Saban created entire economies in the state of Alabama after taking the job in 2007. Two years after that Birmingham internship ended, The Decatur Daily called and eventually offered a job covering the Crimson Tide. Had Rich Rodriguez taken the Alabama job, maybe that gig wouldn’t as attractive.

But something was brewing and moving back to Alabama in 2009 was a no-brainer.

Even after leaving for a job in Miami three years later, a call from AL.com to consider a return after 14 months in the sun was attractive. Covering Alabama in those days was a rush, one not replicated on the Hurricanes beat. Half-empty stadiums and ACC football, no offense Miami, weren’t the same as the energy Saban has built in Alabama.

So, I did what almost nobody other than Nick and Terry Saban did six years earlier. Packed up my place in Miami and moved to Tuscaloosa. If you could only see the looks, I got when explaining that one to family and friends.

The opportunity to tell the story of an era unmatched in college football history was like a drug even Miami couldn’t sell. It really mattered here. It always did, I hear, but Saban’s empire took it to the digital age.

For those in my age range, we only hear stories of the Bryant days. He’s become a folk hero, a legend who comes alive when the clip of him mumbling something inspirational on videoboards before every home game.

One day people will remember Saban the same way, I figured, with slightly more clarity in the audio.

In the process, I became the guy he famously called Rat Poison — one of the many times I got that sneering look of disgust. It was always part of the job. Go cover the ballet if you don’t want to get cursed on live television, cueing the online mob to insult you relentlessly.

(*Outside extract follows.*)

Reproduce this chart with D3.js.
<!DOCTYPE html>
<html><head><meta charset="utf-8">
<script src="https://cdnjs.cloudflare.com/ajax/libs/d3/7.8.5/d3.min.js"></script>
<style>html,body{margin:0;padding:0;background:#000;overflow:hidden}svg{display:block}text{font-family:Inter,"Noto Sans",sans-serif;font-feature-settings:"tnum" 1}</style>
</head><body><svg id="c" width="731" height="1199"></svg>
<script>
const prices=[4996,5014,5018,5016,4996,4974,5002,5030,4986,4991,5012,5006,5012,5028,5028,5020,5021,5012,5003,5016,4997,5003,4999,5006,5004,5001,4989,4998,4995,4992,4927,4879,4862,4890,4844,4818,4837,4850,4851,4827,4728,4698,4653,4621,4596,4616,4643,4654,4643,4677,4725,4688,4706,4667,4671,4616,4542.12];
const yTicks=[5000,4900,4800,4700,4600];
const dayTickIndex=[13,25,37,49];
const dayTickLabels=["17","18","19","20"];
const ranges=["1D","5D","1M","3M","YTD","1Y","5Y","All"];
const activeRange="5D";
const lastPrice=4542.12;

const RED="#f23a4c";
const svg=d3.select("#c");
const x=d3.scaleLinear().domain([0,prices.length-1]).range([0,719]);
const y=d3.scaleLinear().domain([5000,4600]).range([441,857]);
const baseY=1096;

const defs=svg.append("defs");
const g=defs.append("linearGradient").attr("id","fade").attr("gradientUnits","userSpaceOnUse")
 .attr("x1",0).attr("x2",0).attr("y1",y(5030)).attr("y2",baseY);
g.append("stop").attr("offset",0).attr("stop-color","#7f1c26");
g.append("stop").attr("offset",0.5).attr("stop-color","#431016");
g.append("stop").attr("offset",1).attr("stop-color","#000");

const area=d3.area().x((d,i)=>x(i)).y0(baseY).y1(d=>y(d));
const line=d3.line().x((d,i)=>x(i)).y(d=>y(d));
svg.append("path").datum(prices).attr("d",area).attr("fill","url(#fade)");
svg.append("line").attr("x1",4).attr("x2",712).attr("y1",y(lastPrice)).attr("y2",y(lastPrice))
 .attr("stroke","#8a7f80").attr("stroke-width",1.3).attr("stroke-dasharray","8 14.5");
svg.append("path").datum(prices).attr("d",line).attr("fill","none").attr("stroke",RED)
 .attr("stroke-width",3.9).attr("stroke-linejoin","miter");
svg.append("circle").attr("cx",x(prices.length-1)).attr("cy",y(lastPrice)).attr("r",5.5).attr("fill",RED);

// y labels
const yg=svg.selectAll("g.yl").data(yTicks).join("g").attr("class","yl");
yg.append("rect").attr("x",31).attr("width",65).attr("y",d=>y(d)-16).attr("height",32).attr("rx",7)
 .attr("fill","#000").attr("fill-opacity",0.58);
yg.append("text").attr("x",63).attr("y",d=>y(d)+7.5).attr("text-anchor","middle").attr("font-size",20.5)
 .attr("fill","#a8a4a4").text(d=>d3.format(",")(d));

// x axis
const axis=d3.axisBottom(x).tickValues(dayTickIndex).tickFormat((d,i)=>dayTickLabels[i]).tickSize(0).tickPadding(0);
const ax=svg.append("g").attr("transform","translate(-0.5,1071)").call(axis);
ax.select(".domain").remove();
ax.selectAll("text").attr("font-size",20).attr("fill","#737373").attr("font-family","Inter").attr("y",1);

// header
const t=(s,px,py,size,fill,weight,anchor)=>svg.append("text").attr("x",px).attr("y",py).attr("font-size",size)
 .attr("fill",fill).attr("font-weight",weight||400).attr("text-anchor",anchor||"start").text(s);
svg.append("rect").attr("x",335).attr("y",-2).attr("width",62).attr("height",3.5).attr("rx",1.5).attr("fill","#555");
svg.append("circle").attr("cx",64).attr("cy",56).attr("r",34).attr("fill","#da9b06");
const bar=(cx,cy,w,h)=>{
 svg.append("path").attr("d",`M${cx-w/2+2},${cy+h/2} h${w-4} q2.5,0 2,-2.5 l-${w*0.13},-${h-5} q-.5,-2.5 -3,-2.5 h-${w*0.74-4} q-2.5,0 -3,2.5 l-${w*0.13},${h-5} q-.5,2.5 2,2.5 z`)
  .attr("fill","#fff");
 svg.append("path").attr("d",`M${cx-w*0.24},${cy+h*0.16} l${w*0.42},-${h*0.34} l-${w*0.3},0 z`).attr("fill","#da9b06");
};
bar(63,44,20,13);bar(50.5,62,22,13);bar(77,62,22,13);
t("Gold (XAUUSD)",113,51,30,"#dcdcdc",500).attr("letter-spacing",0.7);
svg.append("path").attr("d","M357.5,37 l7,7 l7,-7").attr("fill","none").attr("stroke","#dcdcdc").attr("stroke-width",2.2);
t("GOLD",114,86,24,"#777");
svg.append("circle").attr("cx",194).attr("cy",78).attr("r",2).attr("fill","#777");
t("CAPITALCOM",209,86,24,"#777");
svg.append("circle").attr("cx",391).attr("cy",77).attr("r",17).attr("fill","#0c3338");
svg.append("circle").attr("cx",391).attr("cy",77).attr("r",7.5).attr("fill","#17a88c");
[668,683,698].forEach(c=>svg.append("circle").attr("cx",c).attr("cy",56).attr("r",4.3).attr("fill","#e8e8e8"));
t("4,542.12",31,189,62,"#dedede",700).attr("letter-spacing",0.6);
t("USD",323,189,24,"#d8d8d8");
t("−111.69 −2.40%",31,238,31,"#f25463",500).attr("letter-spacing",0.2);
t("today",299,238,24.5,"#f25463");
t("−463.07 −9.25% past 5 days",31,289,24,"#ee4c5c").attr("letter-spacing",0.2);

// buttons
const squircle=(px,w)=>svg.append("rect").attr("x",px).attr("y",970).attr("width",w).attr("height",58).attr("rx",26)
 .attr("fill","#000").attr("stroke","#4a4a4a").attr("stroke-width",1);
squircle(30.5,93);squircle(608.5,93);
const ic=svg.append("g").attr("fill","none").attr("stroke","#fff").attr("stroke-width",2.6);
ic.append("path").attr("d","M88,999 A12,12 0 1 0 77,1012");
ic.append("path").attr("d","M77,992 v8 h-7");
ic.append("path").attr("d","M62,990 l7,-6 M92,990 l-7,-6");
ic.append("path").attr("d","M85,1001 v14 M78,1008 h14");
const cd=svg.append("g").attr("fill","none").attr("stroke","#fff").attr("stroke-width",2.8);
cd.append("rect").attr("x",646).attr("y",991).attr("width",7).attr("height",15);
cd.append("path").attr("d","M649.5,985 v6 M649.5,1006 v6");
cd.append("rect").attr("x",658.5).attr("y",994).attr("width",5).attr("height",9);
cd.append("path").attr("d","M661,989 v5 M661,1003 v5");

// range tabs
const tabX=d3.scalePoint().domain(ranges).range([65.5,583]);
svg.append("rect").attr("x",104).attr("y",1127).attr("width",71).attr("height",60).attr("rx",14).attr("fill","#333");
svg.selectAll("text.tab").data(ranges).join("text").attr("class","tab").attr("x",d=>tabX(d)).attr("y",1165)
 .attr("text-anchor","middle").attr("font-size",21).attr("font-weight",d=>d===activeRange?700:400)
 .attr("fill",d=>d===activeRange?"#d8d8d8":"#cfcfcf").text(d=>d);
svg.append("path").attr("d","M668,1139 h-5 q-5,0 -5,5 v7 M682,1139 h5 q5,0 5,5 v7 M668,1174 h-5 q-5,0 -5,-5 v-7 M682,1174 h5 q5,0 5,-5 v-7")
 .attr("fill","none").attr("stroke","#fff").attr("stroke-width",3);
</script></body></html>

It was always fine. Like I always said, Saban doesn’t sign my checks. He can be as mad as he wants, and hate me if he’d like, but I have a job to do and that won’t change. Try as I might, the negativity was often hard to find when Saban was cooking. I covered 19 Alabama games before writing about a loss. It was exciting to do something different for a change that 2010 afternoon at South Carolina.

At times, it was like covering the assembly line at the Mercedes plant because the storyline varied little from year to year. There were perks. Four trips to New York to cover Heisman ceremonies. Championship games on both coasts, New Orleans, Indy and a few other places.

I’d be lying if I said that would’ve happened if Saban wasn’t the coach at Alabama.

Now don’t take this as a love letter to the retirement stack. It’s hard to say if Saban ever fully respected the majority of the local press and his policies led to a fair share of frustration from our side of the podium.

But while Nick had varying degrees of contempt, his wife Terry was always a smiling face on the sideline and at events. A pregame chat with the first lady was always entertaining, especially in the later years. Before the 2019 Iron Bowl, I told her I was marrying a young lady who once worked as her intern in the early days of Nick’s Kids move to Tuscaloosa. I joked she’d get an invite, just not a plus-one. We laughed.

And our last chat came after the 2023 SEC championship game when I showed her a picture of our 9-month-old. She clutched her chest and confirmed how cute our little angel is.

And it’s crazy because their decision to move back to the college game 17 years ago was the first domino that changed my life, created another and made this whole era such a heady topic to conquer.

So, what am I gonna write now?

Good question — one for tomorrow. It’s pickup time at daycare.